The CBI told the court that of the 48 cases being dealt by it, in 12 cases, it has already registered FIRs, in six cases, it has yet to receive report from the National Human Rights Commission (NHRC) and in the remaining 30 cases, it was examining the documents.

Telling the CBI that FIR has to be registered in every case, Justice Lokur said: “You may take up the cases in which the ground work has been done by the Commission of Inquiry, NHRC, Judicial Inquiries and Gauhati High Court.”

The top court by its July 14, 2017 order had directed the CBI Director to nominate a group of five officers to go through the records of the 90 cases, lodge necessary FIRs and complete the investigations by December 31, 2017.

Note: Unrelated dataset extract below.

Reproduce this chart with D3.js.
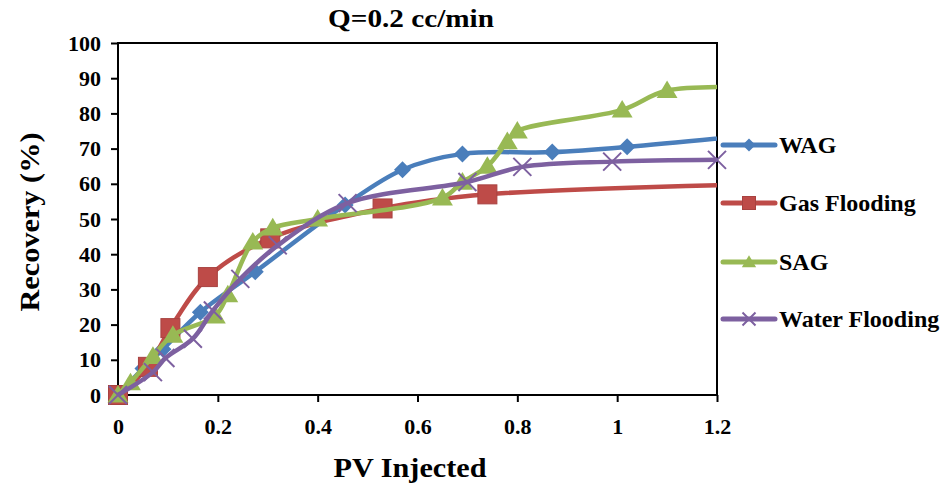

The court had referred to the cases inquired and examined by the Inquiry Commission headed by former apex court judge Justice Santosh Hegde, the NHRC, judicial inquiries and the Gauhati High Court.

As Additional Solicitor General Maninder Singh, appearing for CBI, told the bench that the deadline of February 28 to complete the investigation was not sufficient, the court told him to address the issue during the hearing in February when CBI would be filing the status report on its investigations.

The court by its July 14 order had directed the listing of matter in January 2018 to “ensure compliance with our directions for investigation” by the CBI as it heard a plea by the Extra Judicial Execution Victim Families Association seeking a SIT probe into the killing of 1,528 persons by ManipurAPolice and security forces since 1978.

Earlier the top court by its July 8, 2017, verdict had ruled that security forces including cannot use excessive force during counter-insurgency operations in areas declared disturbed under the Armed Forces (Special Powers) Act and criminal courts do have the jurisdiction over cases of alleged excesses by security forces.

“The law is therefore very clear that if an offence is committed even by Army personnel, there is no concept of absolute immunity from trial by the criminal court constituted under the Cr.P.C. To contend that this would have a deleterious and demoralizing impact on the security forces is certainly one way of looking at it, ” the court had said.